4. Bulldog Holmes Gets Angry in Latin

From I’m No More of an Idiot than Anyone Else

I forget now which writers Lantelme liked best. Probably Flaubert, Racine, Balzac, de Maupassant, but I don’t remember any discussions about the great Russian authors – Dostoyevsky, Tolstoy, Gogol, Gorky and the rest. And Lantelme wasn’t a chauvinist! But why travel when his own mental landscape was so rich and cultured? He preferred to talk about Homer, Ovid and the Greek dramatists.

I want to go back for a moment to the Cafe de la Liberte. The second book in French that I tried to read, and this one was much easier than the first, was New York by the author of Ouvert La Nuit and Ferme La NuitPaul Morand. I read those two books, in English, in New York.
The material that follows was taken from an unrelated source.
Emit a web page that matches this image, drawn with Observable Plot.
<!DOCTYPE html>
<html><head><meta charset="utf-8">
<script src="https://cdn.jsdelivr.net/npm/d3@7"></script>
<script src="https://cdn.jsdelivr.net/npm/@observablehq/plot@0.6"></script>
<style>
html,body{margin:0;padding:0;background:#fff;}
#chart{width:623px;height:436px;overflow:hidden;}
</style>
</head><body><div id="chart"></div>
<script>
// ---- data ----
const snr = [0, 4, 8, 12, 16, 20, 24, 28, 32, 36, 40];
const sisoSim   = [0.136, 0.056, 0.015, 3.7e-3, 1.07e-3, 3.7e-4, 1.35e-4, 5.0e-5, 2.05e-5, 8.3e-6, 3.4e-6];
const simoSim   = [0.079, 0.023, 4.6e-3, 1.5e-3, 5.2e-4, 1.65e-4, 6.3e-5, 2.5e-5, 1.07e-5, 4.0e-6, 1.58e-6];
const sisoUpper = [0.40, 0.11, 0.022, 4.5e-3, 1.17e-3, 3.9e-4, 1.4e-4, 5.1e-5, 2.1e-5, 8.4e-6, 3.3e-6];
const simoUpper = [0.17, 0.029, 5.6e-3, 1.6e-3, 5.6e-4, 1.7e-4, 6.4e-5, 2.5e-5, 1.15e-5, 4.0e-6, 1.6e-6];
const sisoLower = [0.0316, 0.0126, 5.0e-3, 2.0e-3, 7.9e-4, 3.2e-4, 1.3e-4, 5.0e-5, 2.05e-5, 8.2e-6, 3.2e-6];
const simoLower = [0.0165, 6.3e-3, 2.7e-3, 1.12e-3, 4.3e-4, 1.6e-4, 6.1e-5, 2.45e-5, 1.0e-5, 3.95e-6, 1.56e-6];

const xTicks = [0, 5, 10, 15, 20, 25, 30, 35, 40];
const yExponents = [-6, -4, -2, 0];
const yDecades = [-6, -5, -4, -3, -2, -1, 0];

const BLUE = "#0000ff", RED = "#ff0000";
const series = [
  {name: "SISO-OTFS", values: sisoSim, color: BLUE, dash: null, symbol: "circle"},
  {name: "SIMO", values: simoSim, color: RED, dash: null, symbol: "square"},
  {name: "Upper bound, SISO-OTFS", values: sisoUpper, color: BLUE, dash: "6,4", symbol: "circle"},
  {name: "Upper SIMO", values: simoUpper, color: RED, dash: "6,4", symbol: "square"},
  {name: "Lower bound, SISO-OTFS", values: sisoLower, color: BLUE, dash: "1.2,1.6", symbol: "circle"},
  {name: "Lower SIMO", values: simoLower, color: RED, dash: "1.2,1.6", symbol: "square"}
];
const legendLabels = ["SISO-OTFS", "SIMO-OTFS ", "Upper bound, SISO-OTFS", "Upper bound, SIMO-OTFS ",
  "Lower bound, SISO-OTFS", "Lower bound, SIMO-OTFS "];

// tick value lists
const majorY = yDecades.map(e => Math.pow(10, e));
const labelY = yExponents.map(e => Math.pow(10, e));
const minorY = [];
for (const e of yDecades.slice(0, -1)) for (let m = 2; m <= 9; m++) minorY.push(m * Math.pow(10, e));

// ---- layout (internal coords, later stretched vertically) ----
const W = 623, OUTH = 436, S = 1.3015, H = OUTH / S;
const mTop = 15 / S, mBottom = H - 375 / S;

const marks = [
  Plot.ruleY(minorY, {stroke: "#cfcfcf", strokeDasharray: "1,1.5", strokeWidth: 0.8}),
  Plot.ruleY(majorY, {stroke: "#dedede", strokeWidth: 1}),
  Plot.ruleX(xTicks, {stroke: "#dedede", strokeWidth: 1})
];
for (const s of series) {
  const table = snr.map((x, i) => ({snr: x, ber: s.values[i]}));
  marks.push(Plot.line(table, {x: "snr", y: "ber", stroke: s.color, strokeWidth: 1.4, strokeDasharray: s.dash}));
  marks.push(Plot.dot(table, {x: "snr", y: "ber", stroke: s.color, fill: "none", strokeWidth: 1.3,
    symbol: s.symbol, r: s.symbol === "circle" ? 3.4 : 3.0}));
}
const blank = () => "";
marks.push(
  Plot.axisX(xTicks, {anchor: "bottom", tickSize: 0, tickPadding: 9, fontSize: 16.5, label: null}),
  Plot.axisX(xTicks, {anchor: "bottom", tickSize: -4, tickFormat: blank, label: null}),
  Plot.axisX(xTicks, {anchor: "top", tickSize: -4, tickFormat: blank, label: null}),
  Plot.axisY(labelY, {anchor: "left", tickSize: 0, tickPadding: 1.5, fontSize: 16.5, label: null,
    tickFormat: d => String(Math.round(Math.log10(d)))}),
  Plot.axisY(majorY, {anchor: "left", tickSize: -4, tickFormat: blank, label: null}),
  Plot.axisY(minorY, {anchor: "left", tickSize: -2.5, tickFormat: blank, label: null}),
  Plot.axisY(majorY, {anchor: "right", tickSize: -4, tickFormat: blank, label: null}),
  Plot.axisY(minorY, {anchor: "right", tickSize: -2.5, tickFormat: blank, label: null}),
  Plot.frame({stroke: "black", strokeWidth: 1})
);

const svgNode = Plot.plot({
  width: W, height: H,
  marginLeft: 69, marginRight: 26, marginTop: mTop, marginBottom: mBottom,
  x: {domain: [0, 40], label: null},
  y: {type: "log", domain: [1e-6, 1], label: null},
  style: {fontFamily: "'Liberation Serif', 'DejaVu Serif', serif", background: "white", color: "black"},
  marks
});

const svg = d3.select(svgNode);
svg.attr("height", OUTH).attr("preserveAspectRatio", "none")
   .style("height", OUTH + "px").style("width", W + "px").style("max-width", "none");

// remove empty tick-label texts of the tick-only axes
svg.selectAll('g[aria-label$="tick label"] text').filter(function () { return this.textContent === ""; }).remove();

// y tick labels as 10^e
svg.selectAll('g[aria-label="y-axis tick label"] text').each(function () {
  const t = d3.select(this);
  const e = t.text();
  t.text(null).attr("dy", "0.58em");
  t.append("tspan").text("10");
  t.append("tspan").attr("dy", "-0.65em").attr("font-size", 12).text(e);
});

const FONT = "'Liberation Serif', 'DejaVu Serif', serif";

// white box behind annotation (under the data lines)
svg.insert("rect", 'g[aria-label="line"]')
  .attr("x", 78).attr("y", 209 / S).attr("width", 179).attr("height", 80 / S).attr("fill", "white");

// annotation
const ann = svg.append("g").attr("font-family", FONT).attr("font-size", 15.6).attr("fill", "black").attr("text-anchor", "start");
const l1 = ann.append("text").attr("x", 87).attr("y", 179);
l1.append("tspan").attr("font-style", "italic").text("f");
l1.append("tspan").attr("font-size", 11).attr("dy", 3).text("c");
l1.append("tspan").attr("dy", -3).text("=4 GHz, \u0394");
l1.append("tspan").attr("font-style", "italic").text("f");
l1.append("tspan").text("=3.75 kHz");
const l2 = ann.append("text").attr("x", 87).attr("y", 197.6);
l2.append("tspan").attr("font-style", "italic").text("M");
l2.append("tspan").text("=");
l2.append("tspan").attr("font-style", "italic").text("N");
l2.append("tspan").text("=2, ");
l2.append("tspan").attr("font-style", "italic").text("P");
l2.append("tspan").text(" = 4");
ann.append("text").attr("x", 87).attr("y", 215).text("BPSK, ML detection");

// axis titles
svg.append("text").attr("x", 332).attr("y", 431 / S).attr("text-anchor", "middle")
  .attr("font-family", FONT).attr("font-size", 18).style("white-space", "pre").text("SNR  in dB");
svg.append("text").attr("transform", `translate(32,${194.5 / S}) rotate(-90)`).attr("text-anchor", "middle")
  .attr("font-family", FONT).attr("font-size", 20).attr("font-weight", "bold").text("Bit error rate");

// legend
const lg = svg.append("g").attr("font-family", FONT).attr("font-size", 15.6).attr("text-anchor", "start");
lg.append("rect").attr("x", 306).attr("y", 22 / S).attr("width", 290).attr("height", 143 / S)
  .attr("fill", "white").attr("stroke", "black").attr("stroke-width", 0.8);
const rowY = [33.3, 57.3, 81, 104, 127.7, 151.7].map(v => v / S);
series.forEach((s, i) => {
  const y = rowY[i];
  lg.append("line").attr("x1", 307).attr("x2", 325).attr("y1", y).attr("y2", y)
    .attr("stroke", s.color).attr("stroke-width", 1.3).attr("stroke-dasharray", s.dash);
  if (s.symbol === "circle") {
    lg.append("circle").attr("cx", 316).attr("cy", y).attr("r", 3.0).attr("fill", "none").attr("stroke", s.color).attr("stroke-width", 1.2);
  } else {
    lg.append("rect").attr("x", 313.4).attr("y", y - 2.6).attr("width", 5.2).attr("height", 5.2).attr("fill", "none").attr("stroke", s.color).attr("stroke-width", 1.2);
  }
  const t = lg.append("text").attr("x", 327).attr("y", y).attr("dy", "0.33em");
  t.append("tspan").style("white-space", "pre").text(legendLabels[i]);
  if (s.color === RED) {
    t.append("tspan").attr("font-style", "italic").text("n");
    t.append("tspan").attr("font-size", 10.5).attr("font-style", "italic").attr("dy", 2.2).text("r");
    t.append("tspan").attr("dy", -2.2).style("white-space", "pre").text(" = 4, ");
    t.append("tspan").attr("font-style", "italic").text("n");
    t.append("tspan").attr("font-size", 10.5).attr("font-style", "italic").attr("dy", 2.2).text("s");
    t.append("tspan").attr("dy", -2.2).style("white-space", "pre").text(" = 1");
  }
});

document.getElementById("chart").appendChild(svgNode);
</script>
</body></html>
Everyone knew Paul Morand –  a real best-seller. During my first year in Paris when I was really depressed, I wrote to Paul Morand, asking if I could be his secretary, his lackey,  I didn’t care. No reply. Twenty-five or thirty years later, he send me a telegram inviting me to have dinner with him at the Pont du Gard. At the same time he wrote saying how much he admired my work. Still no reply to my earlier question.
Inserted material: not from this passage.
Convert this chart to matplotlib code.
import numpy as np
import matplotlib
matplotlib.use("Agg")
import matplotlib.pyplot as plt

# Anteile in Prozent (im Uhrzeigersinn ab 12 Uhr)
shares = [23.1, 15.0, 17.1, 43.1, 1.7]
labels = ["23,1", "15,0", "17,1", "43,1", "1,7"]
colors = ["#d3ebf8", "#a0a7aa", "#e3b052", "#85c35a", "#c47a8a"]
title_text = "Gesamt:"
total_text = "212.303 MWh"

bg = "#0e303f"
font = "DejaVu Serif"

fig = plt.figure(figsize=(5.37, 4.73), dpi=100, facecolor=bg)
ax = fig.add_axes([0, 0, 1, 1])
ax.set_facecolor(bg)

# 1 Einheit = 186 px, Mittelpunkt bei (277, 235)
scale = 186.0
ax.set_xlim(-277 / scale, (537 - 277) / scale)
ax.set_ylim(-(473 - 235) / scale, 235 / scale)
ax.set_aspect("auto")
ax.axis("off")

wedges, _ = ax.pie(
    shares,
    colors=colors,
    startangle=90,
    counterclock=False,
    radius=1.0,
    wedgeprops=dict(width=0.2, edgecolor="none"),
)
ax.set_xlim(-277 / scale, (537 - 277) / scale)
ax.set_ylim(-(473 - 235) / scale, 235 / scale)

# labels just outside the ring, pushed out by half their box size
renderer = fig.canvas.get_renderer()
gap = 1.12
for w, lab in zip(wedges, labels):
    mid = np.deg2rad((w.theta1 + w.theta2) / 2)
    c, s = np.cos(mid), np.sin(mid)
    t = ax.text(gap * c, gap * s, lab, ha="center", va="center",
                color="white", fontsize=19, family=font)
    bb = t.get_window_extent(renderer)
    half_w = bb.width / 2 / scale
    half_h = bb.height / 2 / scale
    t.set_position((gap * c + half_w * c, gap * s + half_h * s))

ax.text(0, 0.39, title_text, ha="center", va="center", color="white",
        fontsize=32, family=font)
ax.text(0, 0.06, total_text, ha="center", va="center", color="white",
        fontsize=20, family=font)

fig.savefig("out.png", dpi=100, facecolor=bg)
Old Lantelme was well-acquainted with the classics. often he spoke of Latin writers like Terence or Tertillian, who were completely Greek to me. I hated Virgil, Cicero, Caesar and all those others we were obliged to read at school. Of Virgil, for example, I’ve only retained two phrases – ‘Rari nantes in gurgite vaste‘ [a few swimming in the vast deep] and ‘timeo danaos et dona ferentes.’ [I fear the Greeks, even when bringing gifts]
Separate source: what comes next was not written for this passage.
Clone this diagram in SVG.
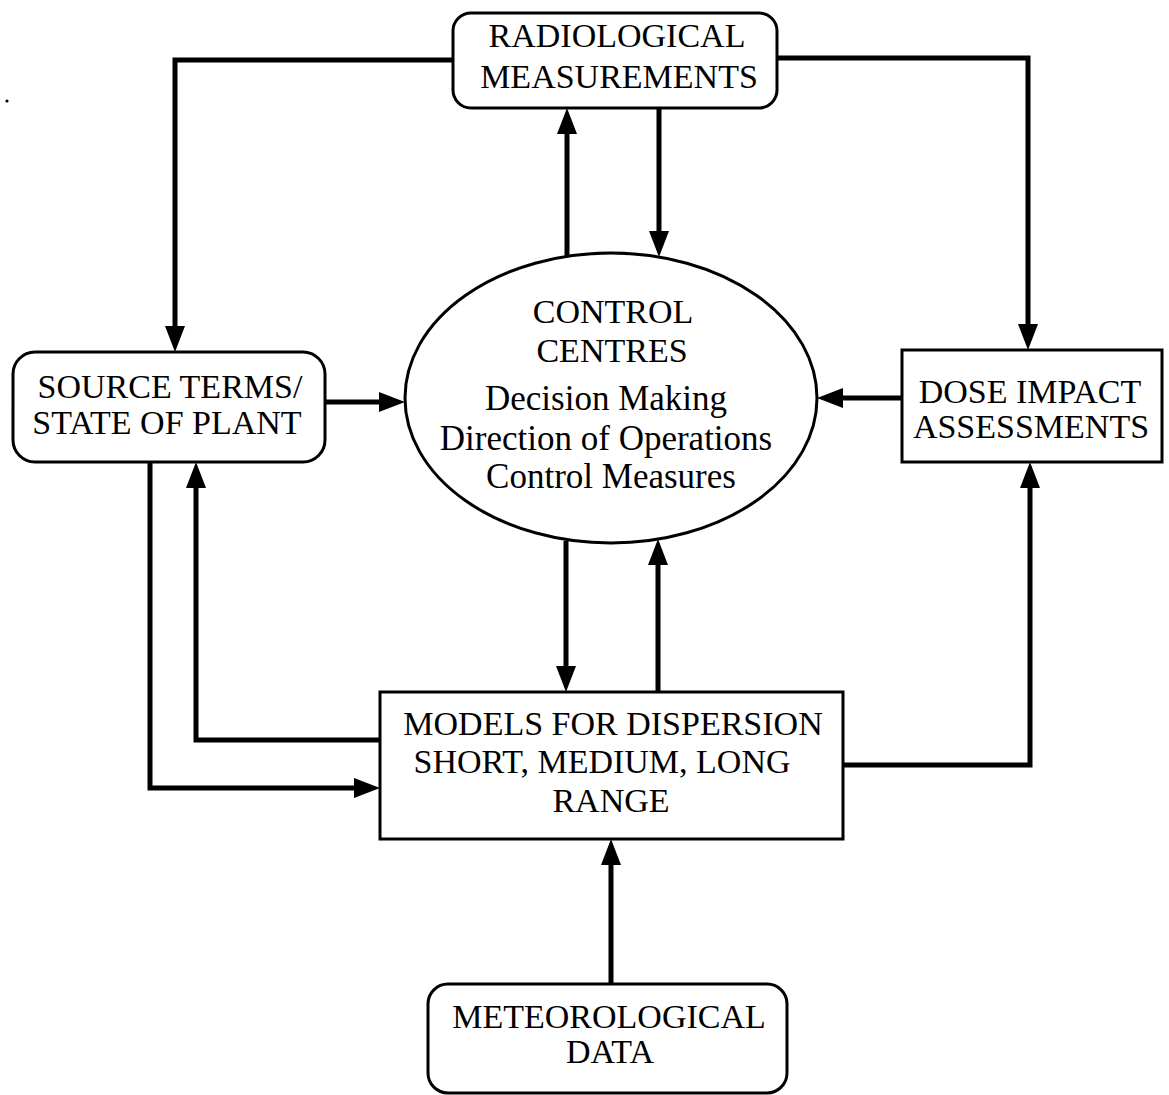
<svg xmlns="http://www.w3.org/2000/svg" width="1169" height="1095" viewBox="0 0 1169 1095">
<style>
  .box { fill: #fff; stroke: #000; stroke-width: 3; }
  .t { font-family: "Liberation Serif", "Times New Roman", serif; font-size: 34px; fill: #000; text-anchor: middle; }
  .t2 { font-family: "Liberation Serif", "Times New Roman", serif; font-size: 35px; fill: #000; text-anchor: middle; }
  .c { fill: none; stroke: #000; stroke-width: 5; stroke-linejoin: miter; }
  .ca { fill: none; stroke: #000; stroke-width: 5; stroke-linejoin: miter; marker-end: url(#ah); }
</style>
<defs>
  <marker id="ah" markerUnits="userSpaceOnUse" markerWidth="26" markerHeight="20" refX="14" refY="10" orient="auto">
    <path d="M0,0 L26,10 L0,20 z" fill="#000"/>
  </marker>
</defs>
<rect width="1169" height="1095" fill="#fff"/>
<circle cx="7" cy="101" r="1.6" fill="#000"/>

<g id="connectors">
  <path class="ca" d="M453,60 H175 V340"/>
  <path class="ca" d="M777,58 H1028 V338"/>
  <path class="ca" d="M325,402 H393"/>
  <path class="ca" d="M902,398 H829"/>
  <path class="ca" d="M567,258 V120"/>
  <path class="ca" d="M659,108 V245"/>
  <path class="ca" d="M566,541 V680"/>
  <path class="ca" d="M658,692 V551"/>
  <path class="ca" d="M380,740 H196 V474"/>
  <path class="ca" d="M150,462 V788 H368"/>
  <path class="ca" d="M843,765 H1030 V474"/>
  <path class="ca" d="M611,984 V851"/>
</g>

<g id="radiological">
  <rect class="box" x="453" y="13" width="324" height="95" rx="18"/>
  <text class="t" x="617" y="47">RADIOLOGICAL</text>
  <text class="t" x="619" y="88">MEASUREMENTS</text>
</g>

<g id="source">
  <rect class="box" x="13" y="352" width="312" height="110" rx="22"/>
  <text class="t" x="170" y="398">SOURCE TERMS/</text>
  <text class="t" x="167" y="434">STATE OF PLANT</text>
</g>

<g id="control">
  <ellipse class="box" cx="611" cy="398" rx="206" ry="145"/>
  <text class="t" x="613" y="323">CONTROL</text>
  <text class="t" x="612" y="362">CENTRES</text>
  <text class="t2" x="606" y="410">Decision Making</text>
  <text class="t2" x="606" y="450">Direction of Operations</text>
  <text class="t2" x="611" y="488">Control Measures</text>
</g>

<g id="dose">
  <rect class="box" x="902" y="350" width="260" height="112"/>
  <text class="t" x="1030" y="403">DOSE IMPACT</text>
  <text class="t" x="1031" y="438">ASSESSMENTS</text>
</g>

<g id="models">
  <rect class="box" x="380" y="692" width="463" height="147"/>
  <text class="t" x="613" y="735">MODELS FOR DISPERSION</text>
  <text class="t" x="602" y="773">SHORT, MEDIUM, LONG</text>
  <text class="t" x="611" y="812">RANGE</text>
</g>

<g id="meteorological">
  <rect class="box" x="428" y="984" width="359" height="109" rx="20"/>
  <text class="t" x="609" y="1028">METEOROLOGICAL</text>
  <text class="t" x="610" y="1063">DATA</text>
</g>
</svg>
Much more important than the Latin was our teacher Bulldog Holmes. That was a man who should have been living in an asylum. He always dressed as a gentleman, with a bowler hat and even a monocle. And he was always angry. When he got mad his lips trembled, and the veins at the side of his head swelled up with blood. During these fits of his he looked like a monster. Then one second later he became a gentleman again, all smiles, all friendliness. He used to pull himself up to his full height, raise his fist, and shout into it as if it was a trumpet: Hic, haec, hoc, huius, huius, huius, etc. etc. huic, huic, huic, and ordered us to repeat after him in an equally loud voice.